STATED PROBLEM:
Select the lines below containing the word "chart".

↓↓↓

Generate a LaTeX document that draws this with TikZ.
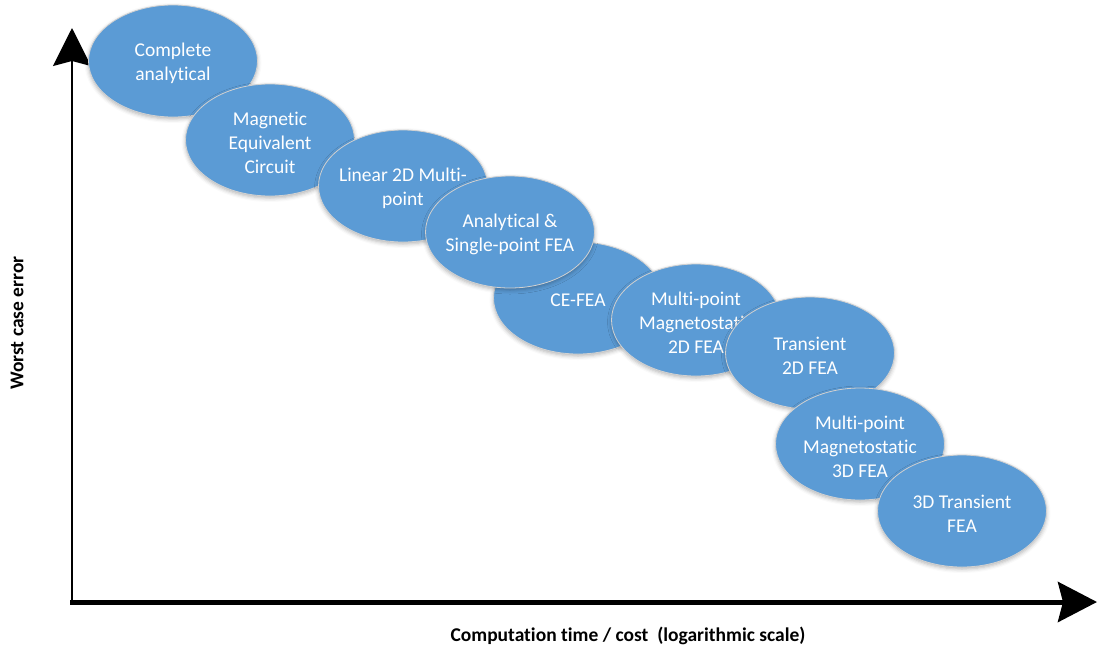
\documentclass[tikz,border=0pt]{standalone}
\usepackage{fontspec}
\setmainfont{Carlito}[Ligatures=CommonOff]
\usetikzlibrary{shapes.geometric,arrows.meta,shadows.blur}
\definecolor{ovalblue}{HTML}{5B9BD5}
\begin{document}
\begin{tikzpicture}[x=1pt,y=-1pt,
  oval/.style={ellipse, fill=ovalblue, draw=black!18, line width=0.8pt,
    minimum width=169pt, minimum height=112pt, inner sep=0pt,
    blur shadow={shadow xshift=0pt, shadow yshift=-2pt,
      shadow blur radius=4pt, shadow opacity=30},
    label={[ovaltext]center:{#1}}},
  ovaltext/.style={align=center, text=white, inner sep=0pt, yshift=-2.5pt,
    font=\fontsize{19.5}{24}\selectfont},
  axislabel/.style={font=\bfseries\fontsize{19.5}{23}\selectfont}]
\useasboundingbox (0,0) rectangle (1100,649);

% axes
\coordinate (ybase) at (72,604);
\coordinate (ytop) at (72,28);
\coordinate (xbase) at (70,602);
\coordinate (xend) at (1097,602);
\draw[line width=1.3pt, -{Stealth[length=38pt,width=38pt,inset=5pt]}] (ybase) -- (ytop);
\draw[line width=5pt, -{Stealth[length=39pt,width=40pt,inset=5pt]}] (xbase) -- (xend);

% methods, from cheapest to most expensive (later ovals overlap earlier ones)
\node[oval={Complete\\analytical}]              (ca)  at (173,61)  {};
\node[oval={Magnetic\\Equivalent\\Circuit}]     (mec) at (270,140) {};
\node[oval={Linear 2D Multi-\\point}]           (l2d) at (403,186) {};
\node[oval={CE-FEA}]                            (ce)  at (578,298) {};
\node[oval={Analytical \&\\Single-point FEA}]   (asp) at (510,232) {};
\node[oval={Multi-point\\Magnetostatic\\2D FEA}] (m2d) at (696,320) {};
\node[oval={Transient\\2D FEA}]                 (t2d) at (810,353) {};
\node[oval={Multi-point\\Magnetostatic\\3D FEA}] (m3d) at (860,444) {};
\node[oval={3D Transient\\FEA}]                 (t3d) at (962,511) {};

% axis labels
\node[axislabel] (xlab) at (628,636) {Computation time / cost\ \ (logarithmic scale)};
\node[axislabel, rotate=90] (ylab) at (17,323) {Worst case error};
\end{tikzpicture}
\end{document}
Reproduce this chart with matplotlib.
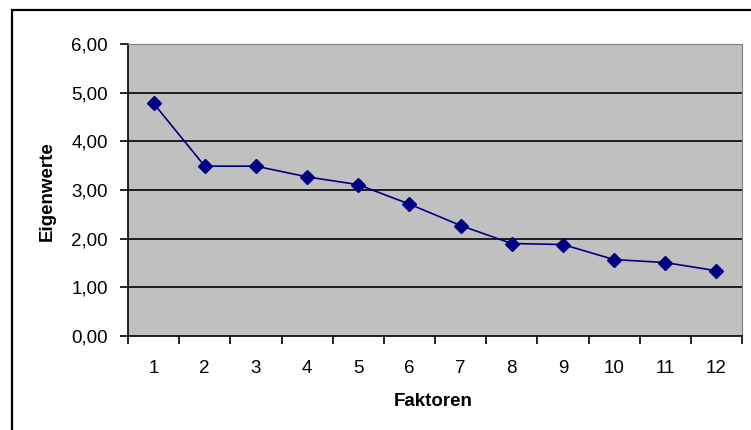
import matplotlib
matplotlib.use("Agg")
import matplotlib.pyplot as plt
from matplotlib.patches import Rectangle
from matplotlib.ticker import FixedLocator, FuncFormatter

factors = list(range(1, 13))
eigenvalues = [4.78, 3.49, 3.49, 3.27, 3.11, 2.71, 2.27, 1.90, 1.88, 1.57, 1.51, 1.34]
y_ticks = [0, 1, 2, 3, 4, 5, 6]

plt.rcParams['font.family'] = ['Liberation Sans', 'DejaVu Sans']

W, H = 751, 430
fig = plt.figure(figsize=(W / 100, H / 100), dpi=100)

# outer chart border (only left and top visible in the crop)
fig.patches.append(Rectangle((11.5 / W, -0.1), 1.0, 1 - 10.5 / H + 0.1,
                             transform=fig.transFigure, fill=False, edgecolor='black',
                             linewidth=1.6, zorder=0))

left, top, right, bottom = 128, 44, 742, 336
ax = fig.add_axes([left / W, 1 - bottom / H, (right - left) / W, (bottom - top) / H])
ax.set_facecolor('#c0c0c0')

ax.set_xlim(0.5, 12.5)
ax.set_ylim(0, 6)

for v in y_ticks[1:]:
    ax.axhline(v, color='black', linewidth=1.2, zorder=1)

ax.plot(factors, eigenvalues, color='#000080', linewidth=1.2, marker='D',
        markersize=7, markerfacecolor='#000080', markeredgecolor='#000080', zorder=3)

ax.yaxis.set_major_locator(FixedLocator(y_ticks))
ax.yaxis.set_major_formatter(FuncFormatter(lambda v, p: f"{v:.2f}".replace('.', ',')))

# x ticks at category boundaries, labels at centers
ax.set_xticks([i + 0.5 for i in range(0, 13)])
ax.set_xticklabels([])
ax.set_xticks(factors, minor=True)
ax.set_xticklabels([str(f) for f in factors], minor=True)
ax.tick_params(axis='x', which='major', direction='out', length=5.5, width=1.2, color='black')
ax.tick_params(axis='x', which='minor', length=0, labelsize=13.5, pad=17)
ax.tick_params(axis='y', direction='out', length=5.5, width=1.2, labelsize=13.5, pad=9)

ax.spines['left'].set_color('black')
ax.spines['left'].set_linewidth(1.2)
ax.spines['bottom'].set_color('black')
ax.spines['bottom'].set_linewidth(1.2)
ax.spines['top'].set_color('#808080')
ax.spines['right'].set_color('#808080')

fig.text(47 / W, 1 - 191.5 / H, 'Eigenwerte', rotation=90, ha='center', va='center',
         fontsize=13.5, fontweight='bold')
fig.text(433 / W, 1 - 401 / H, 'Faktoren', ha='center', va='center',
         fontsize=13.5, fontweight='bold')

fig.savefig('out.png', dpi=100)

↑↑↑

FULL SOLUTION:
Reproduce this chart with matplotlib.
# outer chart border (only left and top visible in the crop)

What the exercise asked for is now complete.